→ Work to complete: Starting with the first line of the data below, copy each line up to and including the one containing "const py = v => (PB - v) / (PB - PT);". Pictures stay out.

○ ○ ○ ○

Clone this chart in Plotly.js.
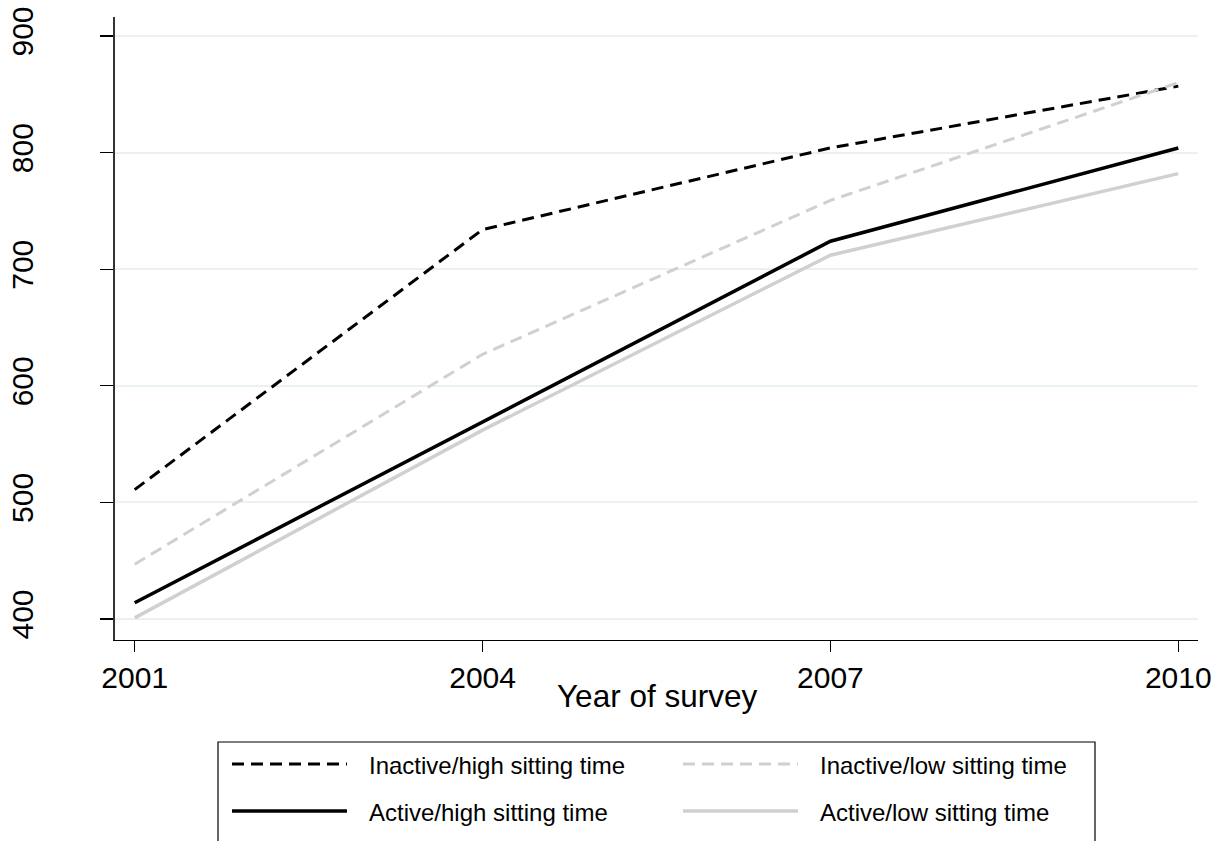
<!DOCTYPE html>
<html>
<head>
<meta charset="utf-8">
<script src="https://cdn.plot.ly/plotly-3.0.1.min.js"></script>
<style>html,body{margin:0;padding:0;background:#fff;}#chart{width:1223px;height:841px;}</style>
</head>
<body>
<div id="chart"></div>
<script>
const years = [2001, 2004, 2007, 2010];
const inactiveHigh = [511, 734, 804, 857];
const inactiveLow = [447, 627, 759, 860];
const activeHigh = [414, 569, 724, 804];
const activeLow = [401, 562, 712, 782];
const yTicks = [400, 500, 600, 700, 800, 900];
const names = ["Inactive/high sitting time", "Inactive/low sitting time", "Active/high sitting time", "Active/low sitting time"];
const xTitle = "Year of survey";

const FONT = "Liberation Sans, Arial, sans-serif";
const styles = [
  {color: "#000000", width: 3, dash: "12px,7px"},
  {color: "#d0d0d0", width: 3, dash: "12px,7px"},
  {color: "#000000", width: 3.5, dash: "solid"},
  {color: "#d0d0d0", width: 3.5, dash: "solid"}
];
const series = [inactiveHigh, inactiveLow, activeHigh, activeLow];

const traces = series.map((s, i) => ({
  x: years, y: s, name: names[i], mode: "lines", line: styles[i], showlegend: false
}));

// plot area in pixels: left 115, right 1198, top 17, bottom 640
const PL = 115, PR = 1198, PT = 17, PB = 640;
const px = v => (v - PL) / (PR - PL);
const py = v => (PB - v) / (PB - PT);

// legend layout (pixel positions of the key box)
const keyCols = [232, 683];
const keyRows = [764, 811];
const shapes = [{
  type: "rect", xref: "paper", yref: "paper",
  x0: px(218), x1: px(1095), y0: py(742), y1: py(860),
  line: {color: "#000", width: 1.2}, fillcolor: "rgba(0,0,0,0)"
}];
const annotations = [{
  xref: "paper", yref: "paper", x: 0.5, y: py(696),
  xanchor: "center", yanchor: "middle", showarrow: false, text: xTitle,
  font: {family: FONT, size: 31.5, color: "#000"}
}];
names.forEach((n, i) => {
  const c = keyCols[i % 2], r = keyRows[Math.floor(i / 2)];
  shapes.push({
    type: "line", xref: "paper", yref: "paper",
    x0: px(c), x1: px(c + 115), y0: py(r), y1: py(r),
    line: {color: styles[i].color, width: styles[i].width, dash: styles[i].dash}
  });
  annotations.push({
    xref: "paper", yref: "paper", x: px(c + 135), y: py(r + 1),
    xanchor: "left", yanchor: "middle", showarrow: false, text: n,
    font: {family: FONT, size: 24, color: "#000"}
  });
});

const layout = {
  width: 1223, height: 841,
  margin: {l: PL, r: 1223 - PR, t: PT, b: 841 - PB},
  paper_bgcolor: "#ffffff", plot_bgcolor: "#ffffff",
  font: {family: FONT, color: "#000"},
  showlegend: false,
  xaxis: {
    range: [2000.83, 2010.17], tickvals: years, ticktext: years.map(String),
    showgrid: false, zeroline: false, showline: true, linecolor: "#000", linewidth: 1.3,
    ticks: "outside", ticklen: 11, tickwidth: 1.3, tickcolor: "#000",
    tickfont: {family: FONT, size: 30, color: "#000"}
  },
  yaxis: {
    range: [382, 916.3], tickvals: yTicks, ticktext: yTicks.map(String),
    showgrid: true, gridcolor: "#e9f1f2", gridwidth: 2,
    zeroline: false, showline: true, linecolor: "#333", linewidth: 1.6,
    ticks: "outside", ticklen: 13, tickwidth: 1.3, tickcolor: "#000",
    tickangle: -90, ticklabelstandoff: 55,
    tickfont: {family: FONT, size: 30, color: "#000"}
  },
  shapes: shapes,
  annotations: annotations
};

Plotly.newPlot("chart", traces, layout, {displayModeBar: false, staticPlot: true});
</script>
</body>
</html>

○ ○ ○ ○

→ Answer to this task:
Clone this chart in Plotly.js.
<!DOCTYPE html>
<html>
<head>
<meta charset="utf-8">
<script src="https://cdn.plot.ly/plotly-3.0.1.min.js"></script>
<style>html,body{margin:0;padding:0;background:#fff;}#chart{width:1223px;height:841px;}</style>
</head>
<body>
<div id="chart"></div>
<script>
const years = [2001, 2004, 2007, 2010];
const inactiveHigh = [511, 734, 804, 857];
const inactiveLow = [447, 627, 759, 860];
const activeHigh = [414, 569, 724, 804];
const activeLow = [401, 562, 712, 782];
const yTicks = [400, 500, 600, 700, 800, 900];
const names = ["Inactive/high sitting time", "Inactive/low sitting time", "Active/high sitting time", "Active/low sitting time"];
const xTitle = "Year of survey";

const FONT = "Liberation Sans, Arial, sans-serif";
const styles = [
  {color: "#000000", width: 3, dash: "12px,7px"},
  {color: "#d0d0d0", width: 3, dash: "12px,7px"},
  {color: "#000000", width: 3.5, dash: "solid"},
  {color: "#d0d0d0", width: 3.5, dash: "solid"}
];
const series = [inactiveHigh, inactiveLow, activeHigh, activeLow];

const traces = series.map((s, i) => ({
  x: years, y: s, name: names[i], mode: "lines", line: styles[i], showlegend: false
}));

// plot area in pixels: left 115, right 1198, top 17, bottom 640
const PL = 115, PR = 1198, PT = 17, PB = 640;
const px = v => (v - PL) / (PR - PL);
const py = v => (PB - v) / (PB - PT);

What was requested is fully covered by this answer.